▼

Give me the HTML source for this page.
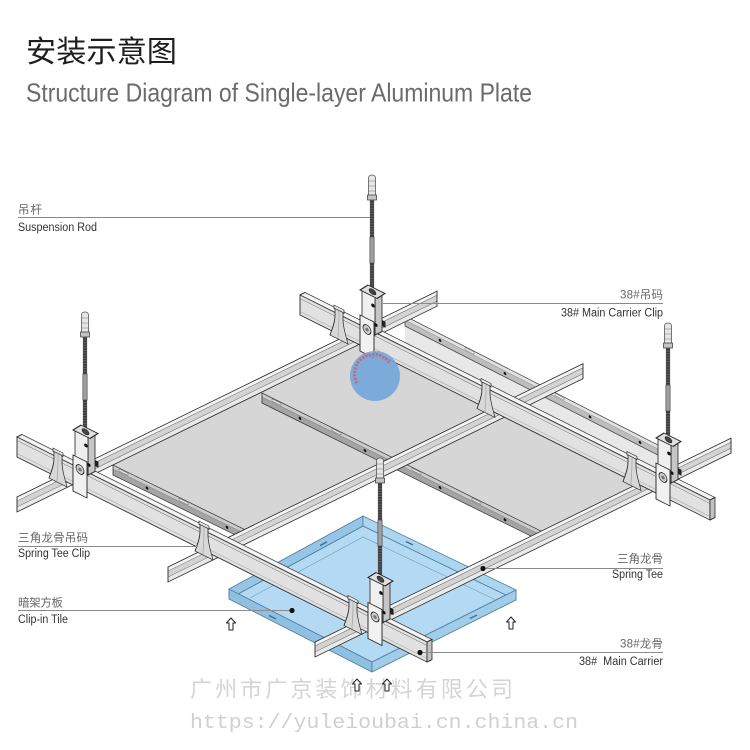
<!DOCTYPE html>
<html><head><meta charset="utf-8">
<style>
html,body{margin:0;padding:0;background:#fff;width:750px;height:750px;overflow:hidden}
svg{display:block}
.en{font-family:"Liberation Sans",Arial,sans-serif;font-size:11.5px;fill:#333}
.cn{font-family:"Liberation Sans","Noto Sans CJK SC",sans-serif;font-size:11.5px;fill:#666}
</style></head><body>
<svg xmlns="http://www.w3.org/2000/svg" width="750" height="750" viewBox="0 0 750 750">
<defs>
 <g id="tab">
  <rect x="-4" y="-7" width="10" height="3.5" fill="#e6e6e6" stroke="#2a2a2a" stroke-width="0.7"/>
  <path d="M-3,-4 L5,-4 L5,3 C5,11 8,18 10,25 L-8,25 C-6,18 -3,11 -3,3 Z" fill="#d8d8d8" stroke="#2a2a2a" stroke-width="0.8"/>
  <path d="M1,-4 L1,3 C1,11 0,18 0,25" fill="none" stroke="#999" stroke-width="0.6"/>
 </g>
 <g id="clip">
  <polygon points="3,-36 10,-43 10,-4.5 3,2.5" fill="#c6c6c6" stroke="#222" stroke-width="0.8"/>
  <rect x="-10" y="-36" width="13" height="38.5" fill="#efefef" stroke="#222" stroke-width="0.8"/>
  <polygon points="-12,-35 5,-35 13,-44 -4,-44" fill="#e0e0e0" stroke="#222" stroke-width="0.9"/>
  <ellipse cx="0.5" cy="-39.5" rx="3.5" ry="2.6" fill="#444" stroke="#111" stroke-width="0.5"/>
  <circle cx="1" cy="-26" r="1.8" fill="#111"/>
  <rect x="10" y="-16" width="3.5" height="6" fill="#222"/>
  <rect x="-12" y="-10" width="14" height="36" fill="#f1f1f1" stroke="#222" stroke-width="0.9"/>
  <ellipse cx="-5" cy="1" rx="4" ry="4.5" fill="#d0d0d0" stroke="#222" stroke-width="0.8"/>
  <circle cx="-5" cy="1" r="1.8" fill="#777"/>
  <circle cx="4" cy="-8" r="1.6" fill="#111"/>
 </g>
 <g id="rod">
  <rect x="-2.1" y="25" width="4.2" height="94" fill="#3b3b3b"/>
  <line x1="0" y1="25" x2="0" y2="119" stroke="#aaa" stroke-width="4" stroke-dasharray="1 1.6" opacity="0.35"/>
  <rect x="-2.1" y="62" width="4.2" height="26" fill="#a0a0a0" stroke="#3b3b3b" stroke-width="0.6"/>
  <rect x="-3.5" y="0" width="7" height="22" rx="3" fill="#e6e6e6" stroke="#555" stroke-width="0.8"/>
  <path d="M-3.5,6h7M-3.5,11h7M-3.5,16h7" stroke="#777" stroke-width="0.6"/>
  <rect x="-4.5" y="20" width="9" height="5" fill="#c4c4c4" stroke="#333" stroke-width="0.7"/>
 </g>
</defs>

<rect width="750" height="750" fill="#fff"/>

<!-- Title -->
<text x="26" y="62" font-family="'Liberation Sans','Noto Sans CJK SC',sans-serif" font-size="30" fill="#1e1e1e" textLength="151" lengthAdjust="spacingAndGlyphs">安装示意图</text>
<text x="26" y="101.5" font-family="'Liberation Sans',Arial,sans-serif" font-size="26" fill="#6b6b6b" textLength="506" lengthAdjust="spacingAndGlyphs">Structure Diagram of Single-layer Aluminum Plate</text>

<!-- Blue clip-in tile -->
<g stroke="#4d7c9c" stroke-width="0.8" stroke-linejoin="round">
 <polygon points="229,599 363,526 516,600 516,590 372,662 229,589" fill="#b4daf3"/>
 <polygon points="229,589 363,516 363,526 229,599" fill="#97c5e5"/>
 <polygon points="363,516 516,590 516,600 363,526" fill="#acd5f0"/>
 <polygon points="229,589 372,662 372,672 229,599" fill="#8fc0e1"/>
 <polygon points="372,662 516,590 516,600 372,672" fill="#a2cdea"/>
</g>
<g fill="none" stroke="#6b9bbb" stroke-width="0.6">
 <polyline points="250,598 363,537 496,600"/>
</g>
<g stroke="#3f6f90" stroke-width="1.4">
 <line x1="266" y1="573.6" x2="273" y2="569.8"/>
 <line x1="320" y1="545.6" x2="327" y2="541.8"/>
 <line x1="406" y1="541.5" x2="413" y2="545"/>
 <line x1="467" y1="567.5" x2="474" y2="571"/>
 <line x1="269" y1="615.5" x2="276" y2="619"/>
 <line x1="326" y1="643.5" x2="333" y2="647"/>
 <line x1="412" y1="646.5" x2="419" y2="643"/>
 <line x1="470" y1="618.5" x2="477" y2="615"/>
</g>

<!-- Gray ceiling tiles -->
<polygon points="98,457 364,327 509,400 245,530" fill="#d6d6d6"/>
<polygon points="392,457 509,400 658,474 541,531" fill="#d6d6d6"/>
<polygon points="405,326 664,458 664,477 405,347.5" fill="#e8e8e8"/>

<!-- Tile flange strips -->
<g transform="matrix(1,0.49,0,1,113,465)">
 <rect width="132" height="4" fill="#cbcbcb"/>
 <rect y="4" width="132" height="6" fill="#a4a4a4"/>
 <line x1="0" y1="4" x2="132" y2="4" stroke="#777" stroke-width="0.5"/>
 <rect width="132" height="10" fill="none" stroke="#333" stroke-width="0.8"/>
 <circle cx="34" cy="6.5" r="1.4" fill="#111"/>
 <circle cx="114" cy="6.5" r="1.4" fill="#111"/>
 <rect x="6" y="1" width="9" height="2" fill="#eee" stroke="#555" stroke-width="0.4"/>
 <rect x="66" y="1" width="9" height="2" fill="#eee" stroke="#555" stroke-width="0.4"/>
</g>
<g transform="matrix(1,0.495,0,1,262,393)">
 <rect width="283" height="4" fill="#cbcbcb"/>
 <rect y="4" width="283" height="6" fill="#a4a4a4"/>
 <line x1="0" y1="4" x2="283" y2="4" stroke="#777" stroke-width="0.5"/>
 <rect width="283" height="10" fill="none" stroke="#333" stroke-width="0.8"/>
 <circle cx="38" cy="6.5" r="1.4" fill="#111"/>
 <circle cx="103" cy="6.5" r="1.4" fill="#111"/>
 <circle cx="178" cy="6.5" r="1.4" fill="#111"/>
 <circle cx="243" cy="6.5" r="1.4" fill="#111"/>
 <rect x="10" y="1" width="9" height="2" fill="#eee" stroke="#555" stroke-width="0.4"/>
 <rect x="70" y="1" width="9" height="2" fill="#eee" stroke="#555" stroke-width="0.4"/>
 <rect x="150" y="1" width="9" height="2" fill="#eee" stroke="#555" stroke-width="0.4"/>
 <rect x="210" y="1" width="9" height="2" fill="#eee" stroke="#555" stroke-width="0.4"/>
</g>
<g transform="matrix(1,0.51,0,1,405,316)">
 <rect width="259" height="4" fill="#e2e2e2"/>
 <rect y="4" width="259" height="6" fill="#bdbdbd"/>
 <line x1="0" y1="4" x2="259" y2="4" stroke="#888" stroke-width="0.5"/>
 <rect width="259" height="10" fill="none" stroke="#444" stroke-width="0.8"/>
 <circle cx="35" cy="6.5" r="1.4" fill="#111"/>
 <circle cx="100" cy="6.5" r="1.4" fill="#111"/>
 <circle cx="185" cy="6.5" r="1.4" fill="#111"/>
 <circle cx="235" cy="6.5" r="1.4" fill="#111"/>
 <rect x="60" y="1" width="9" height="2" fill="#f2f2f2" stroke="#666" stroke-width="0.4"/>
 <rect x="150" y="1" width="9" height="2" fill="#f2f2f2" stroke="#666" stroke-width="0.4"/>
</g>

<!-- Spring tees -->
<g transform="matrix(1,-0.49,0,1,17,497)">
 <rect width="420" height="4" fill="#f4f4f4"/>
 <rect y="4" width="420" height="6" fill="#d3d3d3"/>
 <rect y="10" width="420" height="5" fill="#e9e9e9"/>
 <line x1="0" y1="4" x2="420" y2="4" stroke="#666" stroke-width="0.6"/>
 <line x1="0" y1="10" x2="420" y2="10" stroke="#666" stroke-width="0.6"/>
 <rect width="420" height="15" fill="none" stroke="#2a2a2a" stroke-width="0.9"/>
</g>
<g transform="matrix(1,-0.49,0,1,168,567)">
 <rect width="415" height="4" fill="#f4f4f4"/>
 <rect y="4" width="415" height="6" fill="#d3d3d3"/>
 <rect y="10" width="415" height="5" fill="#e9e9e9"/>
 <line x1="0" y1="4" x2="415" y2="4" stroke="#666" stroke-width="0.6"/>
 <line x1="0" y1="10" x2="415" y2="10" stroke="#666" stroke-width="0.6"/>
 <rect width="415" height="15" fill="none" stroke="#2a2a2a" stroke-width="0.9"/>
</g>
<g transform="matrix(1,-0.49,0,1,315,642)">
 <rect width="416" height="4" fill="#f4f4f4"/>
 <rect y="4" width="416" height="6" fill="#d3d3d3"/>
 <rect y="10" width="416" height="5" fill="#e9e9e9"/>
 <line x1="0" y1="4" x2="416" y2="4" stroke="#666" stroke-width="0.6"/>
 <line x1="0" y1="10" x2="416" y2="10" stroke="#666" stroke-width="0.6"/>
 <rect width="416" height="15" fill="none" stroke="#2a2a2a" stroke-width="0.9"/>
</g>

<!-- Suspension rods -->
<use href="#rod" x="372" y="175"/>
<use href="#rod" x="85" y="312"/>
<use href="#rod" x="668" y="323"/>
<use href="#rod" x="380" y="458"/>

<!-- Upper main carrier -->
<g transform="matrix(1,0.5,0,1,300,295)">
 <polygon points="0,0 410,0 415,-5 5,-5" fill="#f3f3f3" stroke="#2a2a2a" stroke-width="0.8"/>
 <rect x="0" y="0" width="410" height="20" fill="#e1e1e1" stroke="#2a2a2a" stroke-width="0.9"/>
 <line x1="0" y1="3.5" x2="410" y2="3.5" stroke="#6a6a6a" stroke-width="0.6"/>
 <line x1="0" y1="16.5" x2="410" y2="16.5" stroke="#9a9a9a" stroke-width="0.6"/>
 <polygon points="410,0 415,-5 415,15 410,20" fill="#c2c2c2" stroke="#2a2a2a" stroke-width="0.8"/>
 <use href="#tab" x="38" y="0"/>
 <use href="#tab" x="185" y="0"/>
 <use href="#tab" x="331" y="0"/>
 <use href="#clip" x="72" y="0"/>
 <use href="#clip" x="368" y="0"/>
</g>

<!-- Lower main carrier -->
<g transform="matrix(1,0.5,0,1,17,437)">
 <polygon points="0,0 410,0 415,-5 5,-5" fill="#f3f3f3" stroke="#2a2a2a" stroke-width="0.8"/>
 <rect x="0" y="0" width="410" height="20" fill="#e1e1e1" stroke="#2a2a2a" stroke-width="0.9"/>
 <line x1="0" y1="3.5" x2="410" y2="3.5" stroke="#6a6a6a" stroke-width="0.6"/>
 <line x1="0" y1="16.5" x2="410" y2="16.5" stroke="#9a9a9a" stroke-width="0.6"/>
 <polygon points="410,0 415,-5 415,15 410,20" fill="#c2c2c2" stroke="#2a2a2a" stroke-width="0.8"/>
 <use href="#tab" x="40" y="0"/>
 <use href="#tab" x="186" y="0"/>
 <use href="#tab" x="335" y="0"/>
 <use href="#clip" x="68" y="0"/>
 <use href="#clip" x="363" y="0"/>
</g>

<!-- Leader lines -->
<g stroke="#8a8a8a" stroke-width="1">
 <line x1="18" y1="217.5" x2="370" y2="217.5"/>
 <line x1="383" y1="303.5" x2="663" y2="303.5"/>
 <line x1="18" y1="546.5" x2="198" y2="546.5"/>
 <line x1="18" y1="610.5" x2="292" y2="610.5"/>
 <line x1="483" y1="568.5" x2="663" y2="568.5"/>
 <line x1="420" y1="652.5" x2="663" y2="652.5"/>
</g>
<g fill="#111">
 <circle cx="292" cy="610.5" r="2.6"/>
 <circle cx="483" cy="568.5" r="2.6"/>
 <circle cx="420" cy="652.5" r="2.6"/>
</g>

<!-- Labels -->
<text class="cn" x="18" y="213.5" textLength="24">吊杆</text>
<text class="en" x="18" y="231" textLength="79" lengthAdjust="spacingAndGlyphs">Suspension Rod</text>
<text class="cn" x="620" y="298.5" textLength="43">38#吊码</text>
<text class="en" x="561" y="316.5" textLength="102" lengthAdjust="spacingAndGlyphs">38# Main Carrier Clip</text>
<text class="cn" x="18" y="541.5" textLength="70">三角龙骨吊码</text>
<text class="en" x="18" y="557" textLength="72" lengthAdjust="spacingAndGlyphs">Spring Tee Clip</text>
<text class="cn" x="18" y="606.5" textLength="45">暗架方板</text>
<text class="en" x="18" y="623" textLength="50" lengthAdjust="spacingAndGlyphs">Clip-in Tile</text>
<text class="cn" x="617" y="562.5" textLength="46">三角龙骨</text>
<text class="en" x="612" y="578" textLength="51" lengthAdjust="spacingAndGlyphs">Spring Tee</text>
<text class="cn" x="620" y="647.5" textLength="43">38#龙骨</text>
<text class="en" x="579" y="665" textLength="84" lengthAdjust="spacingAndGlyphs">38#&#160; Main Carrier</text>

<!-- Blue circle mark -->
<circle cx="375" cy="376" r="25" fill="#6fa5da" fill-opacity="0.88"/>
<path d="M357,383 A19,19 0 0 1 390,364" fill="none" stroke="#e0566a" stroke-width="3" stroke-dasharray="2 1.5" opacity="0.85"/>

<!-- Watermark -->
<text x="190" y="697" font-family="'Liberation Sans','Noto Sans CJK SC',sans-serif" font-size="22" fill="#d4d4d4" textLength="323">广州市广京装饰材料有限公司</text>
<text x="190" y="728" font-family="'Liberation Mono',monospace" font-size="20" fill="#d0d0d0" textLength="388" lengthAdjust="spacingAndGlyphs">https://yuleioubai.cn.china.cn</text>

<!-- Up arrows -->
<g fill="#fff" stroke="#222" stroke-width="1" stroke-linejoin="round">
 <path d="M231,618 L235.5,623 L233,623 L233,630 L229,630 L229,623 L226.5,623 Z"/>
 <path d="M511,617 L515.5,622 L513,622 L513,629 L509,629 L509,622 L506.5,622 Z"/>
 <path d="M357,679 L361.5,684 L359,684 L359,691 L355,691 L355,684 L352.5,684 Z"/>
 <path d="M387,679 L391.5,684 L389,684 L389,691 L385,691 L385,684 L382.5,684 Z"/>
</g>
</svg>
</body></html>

▲
▼

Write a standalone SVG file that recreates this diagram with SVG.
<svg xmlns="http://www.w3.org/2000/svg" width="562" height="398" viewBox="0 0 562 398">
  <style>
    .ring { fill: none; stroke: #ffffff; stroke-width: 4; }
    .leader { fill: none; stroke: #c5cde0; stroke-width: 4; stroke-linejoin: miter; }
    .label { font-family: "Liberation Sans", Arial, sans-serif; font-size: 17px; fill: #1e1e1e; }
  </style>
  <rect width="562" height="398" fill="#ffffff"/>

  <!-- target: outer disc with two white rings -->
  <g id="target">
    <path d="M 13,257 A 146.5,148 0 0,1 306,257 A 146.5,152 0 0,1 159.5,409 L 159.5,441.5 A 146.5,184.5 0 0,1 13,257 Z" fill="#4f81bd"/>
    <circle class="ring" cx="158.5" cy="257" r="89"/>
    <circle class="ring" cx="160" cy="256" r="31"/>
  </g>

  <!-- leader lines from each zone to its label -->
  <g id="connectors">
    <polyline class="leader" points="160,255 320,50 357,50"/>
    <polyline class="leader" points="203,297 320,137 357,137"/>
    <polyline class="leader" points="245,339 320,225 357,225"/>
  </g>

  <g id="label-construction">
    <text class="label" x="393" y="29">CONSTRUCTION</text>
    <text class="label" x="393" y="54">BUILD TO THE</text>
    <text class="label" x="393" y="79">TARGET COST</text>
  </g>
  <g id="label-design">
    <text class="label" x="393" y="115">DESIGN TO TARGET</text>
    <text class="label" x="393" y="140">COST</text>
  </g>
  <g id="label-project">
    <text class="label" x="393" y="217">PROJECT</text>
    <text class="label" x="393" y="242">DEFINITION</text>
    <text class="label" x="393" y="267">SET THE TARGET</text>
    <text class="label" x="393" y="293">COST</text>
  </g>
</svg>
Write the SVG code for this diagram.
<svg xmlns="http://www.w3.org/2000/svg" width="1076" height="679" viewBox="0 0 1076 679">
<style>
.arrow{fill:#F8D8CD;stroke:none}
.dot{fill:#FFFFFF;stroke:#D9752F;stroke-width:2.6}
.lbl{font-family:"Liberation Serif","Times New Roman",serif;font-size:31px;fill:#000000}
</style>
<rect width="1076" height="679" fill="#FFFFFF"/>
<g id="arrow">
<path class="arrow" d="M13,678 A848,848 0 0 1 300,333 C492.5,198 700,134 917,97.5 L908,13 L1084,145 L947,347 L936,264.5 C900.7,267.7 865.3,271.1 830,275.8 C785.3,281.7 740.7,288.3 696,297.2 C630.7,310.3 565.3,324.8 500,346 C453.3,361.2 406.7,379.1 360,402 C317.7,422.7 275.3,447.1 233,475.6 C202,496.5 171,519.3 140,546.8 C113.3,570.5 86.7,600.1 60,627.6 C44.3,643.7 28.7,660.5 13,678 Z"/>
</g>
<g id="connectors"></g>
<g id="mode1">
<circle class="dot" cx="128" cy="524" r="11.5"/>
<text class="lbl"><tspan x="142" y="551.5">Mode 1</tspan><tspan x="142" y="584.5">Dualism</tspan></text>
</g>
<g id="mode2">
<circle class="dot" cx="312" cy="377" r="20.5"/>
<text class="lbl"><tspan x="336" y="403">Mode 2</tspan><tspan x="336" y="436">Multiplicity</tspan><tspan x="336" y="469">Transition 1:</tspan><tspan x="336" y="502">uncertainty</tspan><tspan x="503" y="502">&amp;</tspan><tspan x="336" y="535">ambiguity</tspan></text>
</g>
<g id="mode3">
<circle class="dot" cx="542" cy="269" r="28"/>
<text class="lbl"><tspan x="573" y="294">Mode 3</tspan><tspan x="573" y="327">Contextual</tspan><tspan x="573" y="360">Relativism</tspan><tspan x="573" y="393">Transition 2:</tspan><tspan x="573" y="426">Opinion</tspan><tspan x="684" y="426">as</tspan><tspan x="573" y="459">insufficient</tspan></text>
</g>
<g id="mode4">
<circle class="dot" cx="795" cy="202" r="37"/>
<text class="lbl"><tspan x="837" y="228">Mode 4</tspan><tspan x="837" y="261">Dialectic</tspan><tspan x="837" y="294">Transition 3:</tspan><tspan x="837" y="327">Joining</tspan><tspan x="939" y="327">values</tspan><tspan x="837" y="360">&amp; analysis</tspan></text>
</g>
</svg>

▲

▶ [PROBLEM TO SOLVE]
Gather, from the listing above, every line carrying the word "Write".

▶ [OUTPUT OF THE TASK]
Write a standalone SVG file that recreates this diagram with SVG.
Write the SVG code for this diagram.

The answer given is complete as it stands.